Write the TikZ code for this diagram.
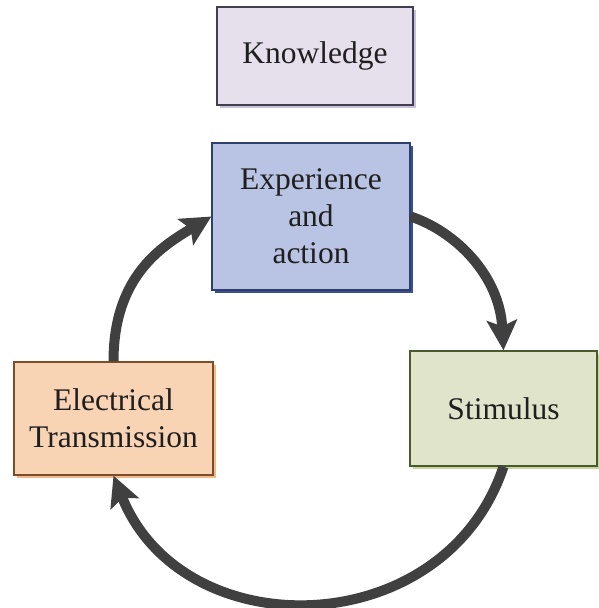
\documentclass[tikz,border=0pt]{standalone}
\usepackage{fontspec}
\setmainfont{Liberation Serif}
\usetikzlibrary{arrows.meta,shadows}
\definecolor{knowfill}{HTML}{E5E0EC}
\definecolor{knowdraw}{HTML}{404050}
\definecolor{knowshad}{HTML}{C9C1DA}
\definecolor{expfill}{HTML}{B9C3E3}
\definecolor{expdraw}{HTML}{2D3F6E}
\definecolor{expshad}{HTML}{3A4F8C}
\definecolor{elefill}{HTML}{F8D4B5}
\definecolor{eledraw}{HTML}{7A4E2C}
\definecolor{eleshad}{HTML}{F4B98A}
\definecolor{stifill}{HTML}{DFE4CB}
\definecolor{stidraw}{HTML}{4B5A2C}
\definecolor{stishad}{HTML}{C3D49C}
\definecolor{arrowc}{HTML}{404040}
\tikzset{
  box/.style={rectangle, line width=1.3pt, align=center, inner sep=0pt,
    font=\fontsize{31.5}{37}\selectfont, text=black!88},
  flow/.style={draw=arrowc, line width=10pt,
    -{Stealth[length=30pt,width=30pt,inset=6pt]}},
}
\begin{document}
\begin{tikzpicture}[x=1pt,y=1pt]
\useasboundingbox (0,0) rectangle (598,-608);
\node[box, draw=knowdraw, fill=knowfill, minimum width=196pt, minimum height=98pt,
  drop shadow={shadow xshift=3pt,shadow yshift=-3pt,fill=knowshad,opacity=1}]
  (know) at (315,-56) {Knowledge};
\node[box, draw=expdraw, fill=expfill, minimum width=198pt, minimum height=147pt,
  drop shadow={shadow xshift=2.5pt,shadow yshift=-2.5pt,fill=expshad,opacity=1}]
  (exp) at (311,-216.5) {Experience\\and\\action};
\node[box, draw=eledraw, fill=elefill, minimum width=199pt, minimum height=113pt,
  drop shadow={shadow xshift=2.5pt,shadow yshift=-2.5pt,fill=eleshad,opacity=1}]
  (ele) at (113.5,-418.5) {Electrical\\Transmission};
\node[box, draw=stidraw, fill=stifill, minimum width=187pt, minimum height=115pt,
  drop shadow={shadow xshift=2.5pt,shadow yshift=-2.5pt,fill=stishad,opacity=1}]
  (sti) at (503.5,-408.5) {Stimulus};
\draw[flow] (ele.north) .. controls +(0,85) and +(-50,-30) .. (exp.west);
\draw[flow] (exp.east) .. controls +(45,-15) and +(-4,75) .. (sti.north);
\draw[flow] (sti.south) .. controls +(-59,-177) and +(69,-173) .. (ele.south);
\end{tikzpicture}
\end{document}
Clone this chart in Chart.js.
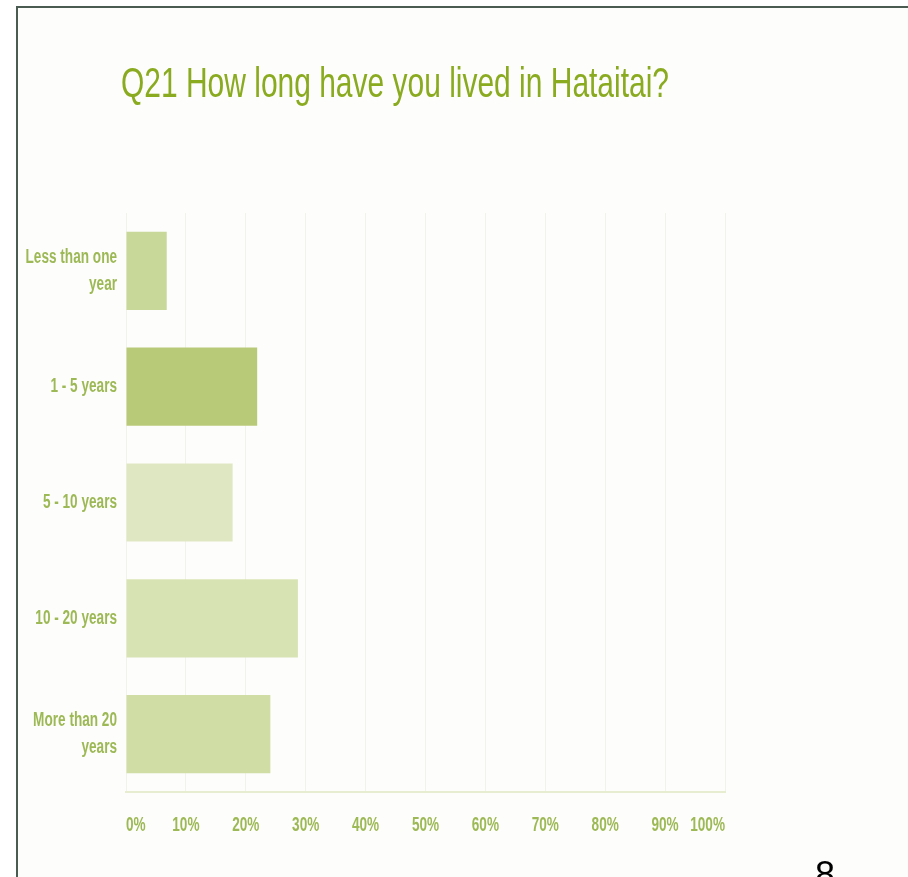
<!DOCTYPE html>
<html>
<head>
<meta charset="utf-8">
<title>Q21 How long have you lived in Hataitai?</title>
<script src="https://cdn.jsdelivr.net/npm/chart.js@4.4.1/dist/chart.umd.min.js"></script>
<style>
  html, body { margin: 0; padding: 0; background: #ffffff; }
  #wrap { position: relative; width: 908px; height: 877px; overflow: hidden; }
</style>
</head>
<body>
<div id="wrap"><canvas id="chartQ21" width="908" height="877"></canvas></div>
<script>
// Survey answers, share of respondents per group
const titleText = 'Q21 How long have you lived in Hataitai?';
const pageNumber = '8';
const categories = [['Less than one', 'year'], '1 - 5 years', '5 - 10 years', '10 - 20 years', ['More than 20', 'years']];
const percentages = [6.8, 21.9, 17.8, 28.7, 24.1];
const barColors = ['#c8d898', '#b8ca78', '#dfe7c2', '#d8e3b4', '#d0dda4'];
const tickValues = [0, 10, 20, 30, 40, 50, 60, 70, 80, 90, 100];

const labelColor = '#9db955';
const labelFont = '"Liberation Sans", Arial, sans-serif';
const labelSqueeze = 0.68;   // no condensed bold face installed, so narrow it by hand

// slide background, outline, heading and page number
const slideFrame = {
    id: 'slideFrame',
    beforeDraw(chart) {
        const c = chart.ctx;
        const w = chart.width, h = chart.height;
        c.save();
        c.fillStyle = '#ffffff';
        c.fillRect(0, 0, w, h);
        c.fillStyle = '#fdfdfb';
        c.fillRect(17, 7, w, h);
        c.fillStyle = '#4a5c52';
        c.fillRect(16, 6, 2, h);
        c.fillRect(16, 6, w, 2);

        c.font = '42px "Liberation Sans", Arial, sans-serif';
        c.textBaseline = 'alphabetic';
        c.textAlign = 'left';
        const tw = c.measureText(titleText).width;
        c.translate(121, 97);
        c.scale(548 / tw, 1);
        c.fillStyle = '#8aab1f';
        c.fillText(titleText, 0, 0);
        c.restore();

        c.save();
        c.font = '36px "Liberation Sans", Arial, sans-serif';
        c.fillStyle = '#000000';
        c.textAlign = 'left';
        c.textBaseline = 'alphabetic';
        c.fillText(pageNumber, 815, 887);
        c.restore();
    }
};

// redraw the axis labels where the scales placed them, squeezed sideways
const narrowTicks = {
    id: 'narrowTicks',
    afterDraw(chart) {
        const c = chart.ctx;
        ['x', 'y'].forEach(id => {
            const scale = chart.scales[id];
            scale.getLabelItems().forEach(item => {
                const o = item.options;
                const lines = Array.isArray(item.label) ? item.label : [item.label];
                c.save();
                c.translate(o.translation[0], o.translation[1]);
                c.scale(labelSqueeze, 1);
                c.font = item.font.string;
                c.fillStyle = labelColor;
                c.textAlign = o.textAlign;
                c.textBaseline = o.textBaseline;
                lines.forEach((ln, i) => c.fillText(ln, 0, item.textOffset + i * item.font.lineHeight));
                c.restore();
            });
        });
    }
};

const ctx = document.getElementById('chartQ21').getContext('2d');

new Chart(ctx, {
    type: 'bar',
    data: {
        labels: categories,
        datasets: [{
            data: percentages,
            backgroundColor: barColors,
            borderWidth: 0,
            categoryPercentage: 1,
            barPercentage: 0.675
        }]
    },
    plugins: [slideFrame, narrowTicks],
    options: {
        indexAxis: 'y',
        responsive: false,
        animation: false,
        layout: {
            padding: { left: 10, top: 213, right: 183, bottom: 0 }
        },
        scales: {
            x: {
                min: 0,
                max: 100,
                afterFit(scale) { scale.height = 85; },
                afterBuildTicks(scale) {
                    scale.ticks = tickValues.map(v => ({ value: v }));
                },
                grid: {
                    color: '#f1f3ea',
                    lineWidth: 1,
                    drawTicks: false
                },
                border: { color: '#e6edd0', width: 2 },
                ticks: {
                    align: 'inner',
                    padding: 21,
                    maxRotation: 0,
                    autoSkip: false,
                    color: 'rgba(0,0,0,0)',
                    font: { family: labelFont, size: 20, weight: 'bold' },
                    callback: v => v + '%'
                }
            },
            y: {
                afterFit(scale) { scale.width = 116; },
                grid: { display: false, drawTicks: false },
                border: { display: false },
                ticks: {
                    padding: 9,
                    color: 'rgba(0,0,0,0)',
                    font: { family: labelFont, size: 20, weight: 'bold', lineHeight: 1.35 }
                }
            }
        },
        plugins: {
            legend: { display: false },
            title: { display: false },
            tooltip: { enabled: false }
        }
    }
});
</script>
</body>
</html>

○ ○ ○ ○ ○

### Written instruction
Repeat the records in full, exactly as they appear, without the pictures.

### Written solution
Write the TikZ code for this diagram.
\documentclass[tikz,border=0pt]{standalone}
\usepackage{fontspec}
\setmainfont{Liberation Serif}
\usetikzlibrary{arrows.meta,shadows}
\definecolor{knowfill}{HTML}{E5E0EC}
\definecolor{knowdraw}{HTML}{404050}
\definecolor{knowshad}{HTML}{C9C1DA}
\definecolor{expfill}{HTML}{B9C3E3}
\definecolor{expdraw}{HTML}{2D3F6E}
\definecolor{expshad}{HTML}{3A4F8C}
\definecolor{elefill}{HTML}{F8D4B5}
\definecolor{eledraw}{HTML}{7A4E2C}
\definecolor{eleshad}{HTML}{F4B98A}
\definecolor{stifill}{HTML}{DFE4CB}
\definecolor{stidraw}{HTML}{4B5A2C}
\definecolor{stishad}{HTML}{C3D49C}
\definecolor{arrowc}{HTML}{404040}
\tikzset{
  box/.style={rectangle, line width=1.3pt, align=center, inner sep=0pt,
    font=\fontsize{31.5}{37}\selectfont, text=black!88},
  flow/.style={draw=arrowc, line width=10pt,
    -{Stealth[length=30pt,width=30pt,inset=6pt]}},
}
\begin{document}
\begin{tikzpicture}[x=1pt,y=1pt]
\useasboundingbox (0,0) rectangle (598,-608);
\node[box, draw=knowdraw, fill=knowfill, minimum width=196pt, minimum height=98pt,
  drop shadow={shadow xshift=3pt,shadow yshift=-3pt,fill=knowshad,opacity=1}]
  (know) at (315,-56) {Knowledge};
\node[box, draw=expdraw, fill=expfill, minimum width=198pt, minimum height=147pt,
  drop shadow={shadow xshift=2.5pt,shadow yshift=-2.5pt,fill=expshad,opacity=1}]
  (exp) at (311,-216.5) {Experience\\and\\action};
\node[box, draw=eledraw, fill=elefill, minimum width=199pt, minimum height=113pt,
  drop shadow={shadow xshift=2.5pt,shadow yshift=-2.5pt,fill=eleshad,opacity=1}]
  (ele) at (113.5,-418.5) {Electrical\\Transmission};
\node[box, draw=stidraw, fill=stifill, minimum width=187pt, minimum height=115pt,
  drop shadow={shadow xshift=2.5pt,shadow yshift=-2.5pt,fill=stishad,opacity=1}]
  (sti) at (503.5,-408.5) {Stimulus};
\draw[flow] (ele.north) .. controls +(0,85) and +(-50,-30) .. (exp.west);
\draw[flow] (exp.east) .. controls +(45,-15) and +(-4,75) .. (sti.north);
\draw[flow] (sti.south) .. controls +(-59,-177) and +(69,-173) .. (ele.south);
\end{tikzpicture}
\end{document}
Clone this chart in Chart.js.
<!DOCTYPE html>
<html>
<head>
<meta charset="utf-8">
<title>Q21 How long have you lived in Hataitai?</title>
<script src="https://cdn.jsdelivr.net/npm/chart.js@4.4.1/dist/chart.umd.min.js"></script>
<style>
  html, body { margin: 0; padding: 0; background: #ffffff; }
  #wrap { position: relative; width: 908px; height: 877px; overflow: hidden; }
</style>
</head>
<body>
<div id="wrap"><canvas id="chartQ21" width="908" height="877"></canvas></div>
<script>
// Survey answers, share of respondents per group
const titleText = 'Q21 How long have you lived in Hataitai?';
const pageNumber = '8';
const categories = [['Less than one', 'year'], '1 - 5 years', '5 - 10 years', '10 - 20 years', ['More than 20', 'years']];
const percentages = [6.8, 21.9, 17.8, 28.7, 24.1];
const barColors = ['#c8d898', '#b8ca78', '#dfe7c2', '#d8e3b4', '#d0dda4'];
const tickValues = [0, 10, 20, 30, 40, 50, 60, 70, 80, 90, 100];

const labelColor = '#9db955';
const labelFont = '"Liberation Sans", Arial, sans-serif';
const labelSqueeze = 0.68;   // no condensed bold face installed, so narrow it by hand

// slide background, outline, heading and page number
const slideFrame = {
    id: 'slideFrame',
    beforeDraw(chart) {
        const c = chart.ctx;
        const w = chart.width, h = chart.height;
        c.save();
        c.fillStyle = '#ffffff';
        c.fillRect(0, 0, w, h);
        c.fillStyle = '#fdfdfb';
        c.fillRect(17, 7, w, h);
        c.fillStyle = '#4a5c52';
        c.fillRect(16, 6, 2, h);
        c.fillRect(16, 6, w, 2);

        c.font = '42px "Liberation Sans", Arial, sans-serif';
        c.textBaseline = 'alphabetic';
        c.textAlign = 'left';
        const tw = c.measureText(titleText).width;
        c.translate(121, 97);
        c.scale(548 / tw, 1);
        c.fillStyle = '#8aab1f';
        c.fillText(titleText, 0, 0);
        c.restore();

        c.save();
        c.font = '36px "Liberation Sans", Arial, sans-serif';
        c.fillStyle = '#000000';
        c.textAlign = 'left';
        c.textBaseline = 'alphabetic';
        c.fillText(pageNumber, 815, 887);
        c.restore();
    }
};

// redraw the axis labels where the scales placed them, squeezed sideways
const narrowTicks = {
    id: 'narrowTicks',
    afterDraw(chart) {
        const c = chart.ctx;
        ['x', 'y'].forEach(id => {
            const scale = chart.scales[id];
            scale.getLabelItems().forEach(item => {
                const o = item.options;
                const lines = Array.isArray(item.label) ? item.label : [item.label];
                c.save();
                c.translate(o.translation[0], o.translation[1]);
                c.scale(labelSqueeze, 1);
                c.font = item.font.string;
                c.fillStyle = labelColor;
                c.textAlign = o.textAlign;
                c.textBaseline = o.textBaseline;
                lines.forEach((ln, i) => c.fillText(ln, 0, item.textOffset + i * item.font.lineHeight));
                c.restore();
            });
        });
    }
};

const ctx = document.getElementById('chartQ21').getContext('2d');

new Chart(ctx, {
    type: 'bar',
    data: {
        labels: categories,
        datasets: [{
            data: percentages,
            backgroundColor: barColors,
            borderWidth: 0,
            categoryPercentage: 1,
            barPercentage: 0.675
        }]
    },
    plugins: [slideFrame, narrowTicks],
    options: {
        indexAxis: 'y',
        responsive: false,
        animation: false,
        layout: {
            padding: { left: 10, top: 213, right: 183, bottom: 0 }
        },
        scales: {
            x: {
                min: 0,
                max: 100,
                afterFit(scale) { scale.height = 85; },
                afterBuildTicks(scale) {
                    scale.ticks = tickValues.map(v => ({ value: v }));
                },
                grid: {
                    color: '#f1f3ea',
                    lineWidth: 1,
                    drawTicks: false
                },
                border: { color: '#e6edd0', width: 2 },
                ticks: {
                    align: 'inner',
                    padding: 21,
                    maxRotation: 0,
                    autoSkip: false,
                    color: 'rgba(0,0,0,0)',
                    font: { family: labelFont, size: 20, weight: 'bold' },
                    callback: v => v + '%'
                }
            },
            y: {
                afterFit(scale) { scale.width = 116; },
                grid: { display: false, drawTicks: false },
                border: { display: false },
                ticks: {
                    padding: 9,
                    color: 'rgba(0,0,0,0)',
                    font: { family: labelFont, size: 20, weight: 'bold', lineHeight: 1.35 }
                }
            }
        },
        plugins: {
            legend: { display: false },
            title: { display: false },
            tooltip: { enabled: false }
        }
    }
});
</script>
</body>
</html>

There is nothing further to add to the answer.